As part of the effort to reduce the time to bring advanced materials to market, Georgia Institute of Technology has been awarded $2.8 million from the National Science Foundation to train new data scientists for the job.

The five-year program will give funding to 24 doctoral trainees while paving the way for students in the years ahead. Although the program’s emphasis lies on doctoral students, the program is meant to fortify the pipeline for workforce development, particularly where women and minority students are concerned.

Through the program, Georgia Tech will work with the federal Materials Genome Initiative to reduce the 15-20 years currently required for the design and manufacture of high performance materials for fuel efficient vehicles and 3D printing.

“The goal of this program is to employ advanced is ‘big data’ and information technology to significantly reduce the timelines now required for new materials to be created and incorporated into commercial products,” said Professor Richard Fujimoto, engineering chair of Georgia Tech’s School of Computational Science and principal investigator for the grant.

Fujimoto also leads the university’s Institute for Data and High Performance Computing, which will work with the Institute for Materials, Office of Information Technology and the Georgia Tech Research Institute as part of the collaborative effort.

“The program will be transformational in bringing ‘big data’ researchers together with materials scientists, engineers, and mathematicians to quantify the microstructures that comprise materials and develop new algorithms and software for their design.”

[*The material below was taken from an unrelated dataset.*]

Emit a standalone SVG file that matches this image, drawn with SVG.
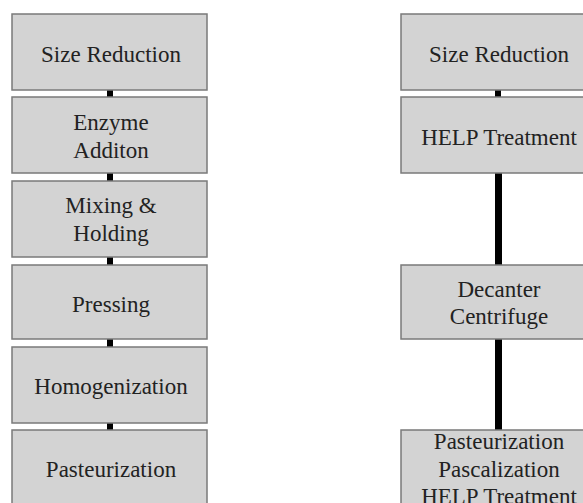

Called FLAMEL—From Learning, Analytics, and Materials to Entrepreneurship and Leadership—the program will focus on educating trainees to not only use analytics for materials innovations, but to then use them to deliver commercial products as well. According to Terry Blum, a FLAMEL co-investigator, efforts such as these will ultimately serve to boost U.S. competitiveness as the global marketplace evolves.

Making this possible is the university’s recent investment in MatIN, a cyberinfrastructure platform designed for materials development. Through it, Georgia Tech hopes to take a leading role in the emerging field of materials informatics, which uses data analytics alongside modeling and simulation to redefine the way that materials design and manufacture are approached.